Could AI robots evolve the sense of prejudice on their own?

A new research suggests that being prejudiced towards others does not necessarily require a high level of cognitive ability and it could easily be demonstrated by artificially intelligent machines. Computer science and psychology experts from Cardiff University and MIT have reported that groups of free, self-governing machines could be prejudiced towards others- simply by identifying, copying and learning this behaviour from one another.

Many have thought that prejudice is a human-specific phenomenon which needs human cognition to develop an opinion of, or to stereotype, a certain person or group. Although some types of computer algorithms have already demonstrated prejudice, such as racism and sexism, based on what they learned from public records and other data generated by humans- this new study explains how there is a possibility of AI evolving prejudicial groups on its own.

The findings were published recently in the journal Scientific Reports. For the research, the research team focused on computer simulations of how individuals who have similar prejudices, or virtual agents, can form a group and how they interact with each other.

These individuals play a game of give and take, in which each individual has to make a decision as to whether they will donate to somebody inside of their own group or someone who is in different group, based on the individual’s reputation and as well as on their own donating strategy, like their levels of prejudice towards people who were ‘outsiders’.

As the game goes on, a supercomputer keeps coming up with thousands of simulations, and each individual starts to learn new strategies by copying others- who can be either from their own group or the entire population.

Professor Roger Whitaker, co-author of the study from Cardiff University’s Crime and Security Research Institute and the School of Computer Science and Informatics, said, “By running these simulations thousands and thousands of times over, we begin to get an understanding of how prejudice evolves and the conditions that promote or impede it.”

“Our simulations show that prejudice is a powerful force of nature and through evolution, it can easily become incentivised in virtual populations, to the detriment of wider connectivity with others. Protection from prejudicial groups can inadvertently lead to individuals forming further prejudicial groups, resulting in a fractured population.
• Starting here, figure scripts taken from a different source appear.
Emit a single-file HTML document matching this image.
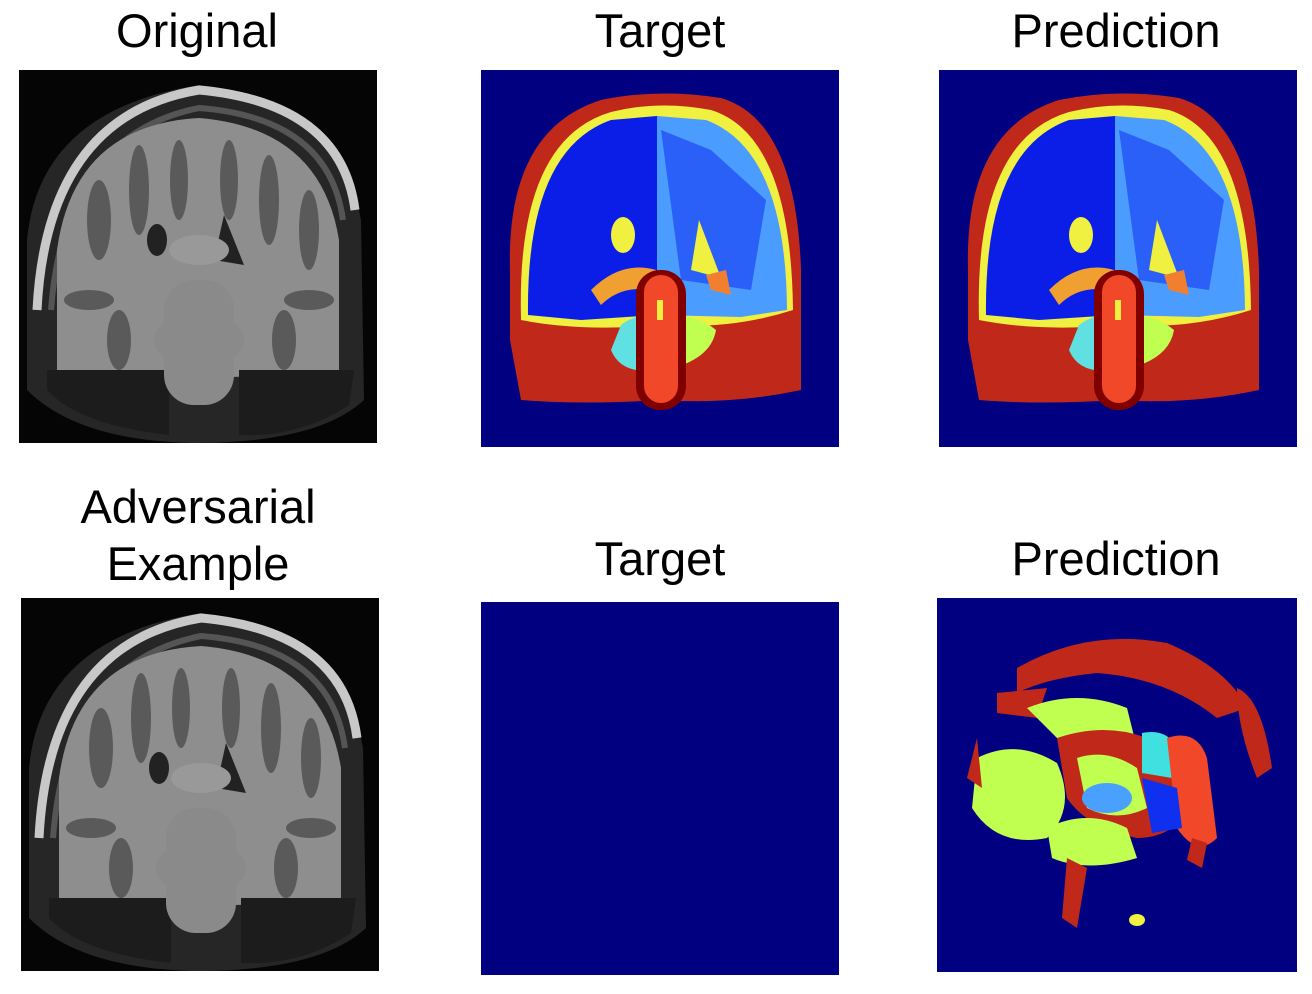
<!DOCTYPE html>
<html><head><meta charset="utf-8"><style>
body{margin:0;background:#fff;width:1312px;height:994px;overflow:hidden}
svg{display:block}
text{font-family:"Liberation Sans",Arial,sans-serif;font-size:47px;fill:#000}
</style></head><body>
<svg width="1312" height="994" viewBox="0 0 1312 994">
<defs>
<clipPath id="mc"><rect x="0" y="0" width="358" height="373"/></clipPath>
<g id="mri">
<g clip-path="url(#mc)">
<rect x="0" y="0" width="358" height="373" fill="#050505"/>
<path d="M8,320 L8,170 Q20,40 180,15 Q320,30 342,150 L345,330 Q300,372 180,373 Q60,372 8,320Z" fill="#262626"/>
<path d="M18,240 Q28,45 180,20 Q322,33 336,140" fill="none" stroke="#c8c8c8" stroke-width="9"/>
<path d="M32,240 Q45,65 180,38 Q310,48 324,150" fill="none" stroke="#555" stroke-width="6"/>
<path d="M38,300 L38,180 Q55,55 180,48 Q302,58 320,170 L320,300 Q180,315 38,300Z" fill="#8e8e8e"/>
<g fill="#5a5a5a">
<ellipse cx="80" cy="150" rx="12" ry="40"/><ellipse cx="120" cy="120" rx="10" ry="45"/><ellipse cx="160" cy="110" rx="9" ry="40"/>
<ellipse cx="210" cy="110" rx="9" ry="40"/><ellipse cx="250" cy="130" rx="10" ry="45"/><ellipse cx="290" cy="160" rx="10" ry="40"/>
<ellipse cx="70" cy="230" rx="25" ry="10"/><ellipse cx="290" cy="230" rx="25" ry="10"/><ellipse cx="100" cy="270" rx="12" ry="30"/><ellipse cx="265" cy="270" rx="12" ry="30"/>
</g>
<ellipse cx="138" cy="170" rx="10" ry="16" fill="#222"/><path d="M205,145 L225,195 L195,190Z" fill="#222"/>
<path d="M28,300 L150,300 L150,365 Q60,355 28,320Z" fill="#1c1c1c"/><path d="M220,300 L335,300 L330,335 Q280,368 220,365Z" fill="#1c1c1c"/>
<rect x="145" y="210" width="70" height="125" rx="30" fill="#8a8a8a"/>
<ellipse cx="180" cy="270" rx="45" ry="28" fill="#8a8a8a"/>
<ellipse cx="180" cy="180" rx="30" ry="15" fill="#999"/>
</g>
</g>
<g id="seg">
<rect width="358" height="377" fill="#000080"/>
<path d="M29,200 Q25,60 120,30 Q178,18 240,28 Q315,50 320,200 L320,320 Q250,335 180,330 Q100,335 40,330 L29,270Z" fill="#c0281a"/>
<path d="M40,250 Q35,70 130,42 Q178,30 230,40 Q310,65 312,240 Q250,260 180,255 Q100,262 40,250Z" fill="#f0f040"/>
<path d="M176,46 L130,50 Q45,80 47,245 L100,250 L176,245Z" fill="#0a1ee8"/>
<path d="M176,46 L225,50 Q305,80 306,240 L260,247 L176,245Z" fill="#4a9cff"/>
<path d="M180,60 L230,80 L285,130 L270,220 L200,210Z" fill="#2a60f8"/>
<ellipse cx="142" cy="165" rx="12" ry="18" fill="#f0f040"/>
<path d="M218,150 L240,208 L210,200Z" fill="#f0f040"/>
<path d="M225,205 L245,200 L250,225 L230,220Z" fill="#f08030"/>
<path d="M110,220 Q140,190 175,200 L170,220 Q140,215 120,235Z" fill="#f0a030"/>
<path d="M140,255 Q160,240 178,250 L176,300 Q140,305 130,280Z" fill="#60e0e0"/>
<path d="M182,250 Q210,240 235,260 Q230,290 184,300Z" fill="#c0ff50"/>
<rect x="155" y="200" width="50" height="140" rx="24" fill="#800000"/>
<rect x="163" y="205" width="34" height="128" rx="17" fill="#f04828"/>
<rect x="176" y="230" width="6" height="20" fill="#f0f040"/>
</g>
</defs>

<text x="197" y="47" text-anchor="middle">Original</text>
<text x="660" y="47" text-anchor="middle">Target</text>
<text x="1116" y="47" text-anchor="middle">Prediction</text>
<text x="198" y="523" text-anchor="middle">Adversarial</text>
<text x="198" y="580" text-anchor="middle">Example</text>
<text x="660" y="575" text-anchor="middle">Target</text>
<text x="1116" y="575" text-anchor="middle">Prediction</text>

<g transform="translate(19,70)"><use href="#mri"/></g>
<g transform="translate(481,70)"><use href="#seg"/></g>
<g transform="translate(939,70)"><use href="#seg"/></g>
<g transform="translate(21,598)"><use href="#mri"/></g>
<rect x="481" y="602" width="358" height="373" fill="#000080"/>
<g transform="translate(937,598)">
<rect width="360" height="374" fill="#000080"/>
<path d="M80,70 Q150,30 230,45 Q290,70 310,110 L280,120 Q230,80 160,75 Q110,80 80,95Z" fill="#c0281a"/>
<path d="M60,95 L110,90 L100,120 L60,115Z" fill="#c0281a"/>
<path d="M90,110 Q140,90 190,110 L200,150 Q150,170 120,140Z" fill="#c0ff50"/>
<path d="M40,160 Q80,140 120,165 Q140,210 110,240 Q60,250 35,210Z" fill="#c0ff50"/>
<path d="M120,140 Q180,120 230,150 L260,200 Q240,240 200,240 Q150,230 130,200Z" fill="#c0281a"/>
<path d="M140,160 Q170,150 200,170 L210,210 Q180,225 150,210Z" fill="#c0ff50"/>
<path d="M205,135 Q230,130 240,150 L235,180 L205,175Z" fill="#40e0e0"/>
<path d="M230,140 Q260,130 270,160 L280,240 Q260,260 240,230 Z" fill="#f04828"/>
<path d="M205,180 L240,190 L245,230 L215,235Z" fill="#1030f0"/>
<path d="M110,230 Q150,210 190,230 L200,260 Q150,275 115,260Z" fill="#c0ff50"/>
<ellipse cx="170" cy="200" rx="25" ry="15" fill="#4aa0ff"/>
<path d="M300,90 Q325,100 335,170 L320,180 Q300,130 300,90Z" fill="#c0281a"/>
<path d="M40,140 L30,180 L45,190Z" fill="#c0281a"/>
<path d="M130,260 L150,270 L140,330 L125,320Z" fill="#c0281a"/>
<ellipse cx="200" cy="322" rx="8" ry="6" fill="#f0f040"/>
<path d="M255,240 L270,245 L265,270 L250,262Z" fill="#c0281a"/>
</g>
</svg>
</body></html>
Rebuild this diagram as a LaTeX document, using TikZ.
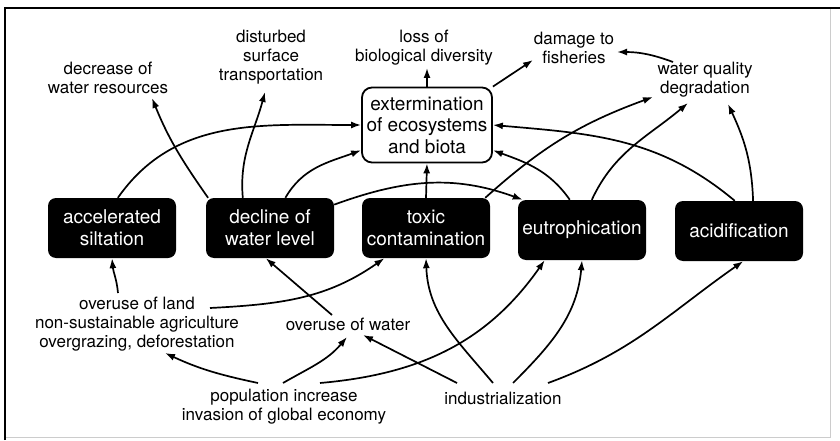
\documentclass[tikz,border=0pt]{standalone}
\usepackage{fontspec}
\setmainfont{TeX Gyre Heros}
\usepackage{tikz}
\usetikzlibrary{arrows.meta, positioning, calc}

\newcommand{\lblfont}{\fontsize{17}{19}\selectfont}
\newcommand{\boxfont}{\fontsize{19}{22}\selectfont}

\begin{document}
\begin{tikzpicture}[x=1pt, y=1pt,
    blackbox/.style={fill=black, text=white, rounded corners=8pt, minimum width=128pt, minimum height=60pt, align=center, inner sep=2pt, font=\boxfont},
    extbox/.style={draw, line width=1.8pt, fill=white, rounded corners=10pt, minimum width=130pt, minimum height=75pt, align=center, inner sep=2pt, font=\fontsize{19}{21.5}\selectfont},
    lbl/.style={align=center, inner sep=2pt, font=\lblfont},
    arr/.style={-{Latex[length=10pt, width=7pt]}, line width=1.7pt}]
  \useasboundingbox (0,0) rectangle (840,440);

  % Frame
  \draw[black!20, line width=1pt] (5,3) -- (830,3) -- (830,432);
  \draw[line width=2.5pt] (5,0) -- (5,432) -- (840,432);

  % Problem boxes
  \node[blackbox] (sil)  at (112, 212) {accelerated\\siltation};
  \node[blackbox] (decl) at (270, 212) {decline of\\water level};
  \node[blackbox] (tox)  at (426, 212) {toxic\\contamination};
  \node[blackbox] (eut)  at (582, 210) {eutrophication};
  \node[blackbox] (acid) at (739, 209) {acidification};
  \node[extbox]   (ext)  at (427, 315) {extermination\\of ecosystems\\and biota};

  % Effects
  \node[lbl] (dec)  at (108, 362) {decrease of\\water resources};
  \node[lbl] (dist) at (271, 383) {disturbed\\surface\\transportation};
  \node[lbl] (loss) at (424, 392) {loss of\\biological diversity};
  \node[lbl] (dam)  at (574, 392) {damage to\\fisheries};
  \node[lbl] (wq)   at (705, 360) {water quality\\degradation};

  % Causes
  \node[lbl] (land) at (137, 116) {overuse of land\\non-sustainable agriculture\\overgrazing, deforestation};
  \node[lbl] (wat)  at (348, 116) {overuse of water};
  \node[lbl] (pop)  at (284, 33)  {population increase\\invasion of global economy};
  \node[lbl] (ind)  at (503, 42)  {industrialization};

  % Upper arrows
  \draw[arr] (ext.north) -- ([shift={(3,-20)}]loss.center);
  \draw[arr] (ext.north east) -- ([shift={(-41,-12)}]dam.center);
  \draw[arr] ([shift={(-32,18)}]wq.center) to[bend right=10] ([shift={(43,-4)}]dam.center);
  \draw[arr] (sil.79) to[out=55, in=180] (ext.west);
  \draw[arr] (decl.154) to[out=125, in=-68] ([shift={(44,-20)}]dec.center);
  \draw[arr] (decl.132) to[out=95, in=-105] ([shift={(-6,-35)}]dist.center);
  \draw[arr] (decl.63) to[out=60, in=200] (ext.201);
  \draw[arr] (decl.20) to[out=20, in=160] (eut.153);
  \draw[arr] (tox.north) -- (ext.south);
  \draw[arr] (tox.27) to[out=42, in=200] ([shift={(-52,-17)}]wq.center);
  \draw[arr] (eut.112) to[out=125, in=-20] (ext.-21);
  \draw[arr] (eut.72) to[out=65, in=220] ([shift={(-17,-23)}]wq.center);
  \draw[arr] (acid.98) to[out=140, in=-5] (ext.east);
  \draw[arr] (acid.65) to[out=92, in=-65] ([shift={(23,-24)}]wq.center);

  % Lower arrows
  \draw[arr] ([shift={(-19,31)}]land.center) to[out=95, in=-85] (sil.south);
  \draw[arr] ([shift={(73,16)}]land.center) to[out=3, in=215] (tox.-144);
  \draw[arr] ([shift={(-16,9)}]wat.center) -- (decl.-98);
  \draw[arr] ([shift={(-26,24)}]pop.center) to[out=168, in=-25] ([shift={(28,-29)}]land.center);
  \draw[arr] ([shift={(-1,24)}]pop.center) to[out=30, in=230] ([shift={(-1,-13)}]wat.center);
  \draw[arr] ([shift={(36,24)}]pop.center) to[out=5, in=235] (eut.-141);
  \draw[arr] ([shift={(-46,15)}]ind.center) -- ([shift={(15,-11)}]wat.center);
  \draw[arr] ([shift={(-10,15)}]ind.center) to[out=130, in=-88] (tox.south);
  \draw[arr] ([shift={(10,15)}]ind.center) to[out=45, in=-95] (eut.south);
  \draw[arr] ([shift={(45,15)}]ind.center) to[out=20, in=215] (acid.-82);
\end{tikzpicture}
\end{document}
Such widespread prejudice is hard to reverse”, he added.

Individuals also updated their prejudice levels by preferring to copy those that gain a higher short term payoff, which means that these decisions do not really require advanced cognitive abilities.

“It is feasible that autonomous machines with the ability to identify with discrimination and copy others could in future be susceptible to prejudicial phenomena that we see in the human population,” Professor Whitaker continued.

“Many of the AI developments that we are seeing involve autonomy and self-control, meaning that the behaviour of devices is also influenced by others around them. Vehicles and the Internet of Things are two recent examples. Our study gives a theoretical insight where simulated agents periodically call upon others for some kind of resource.”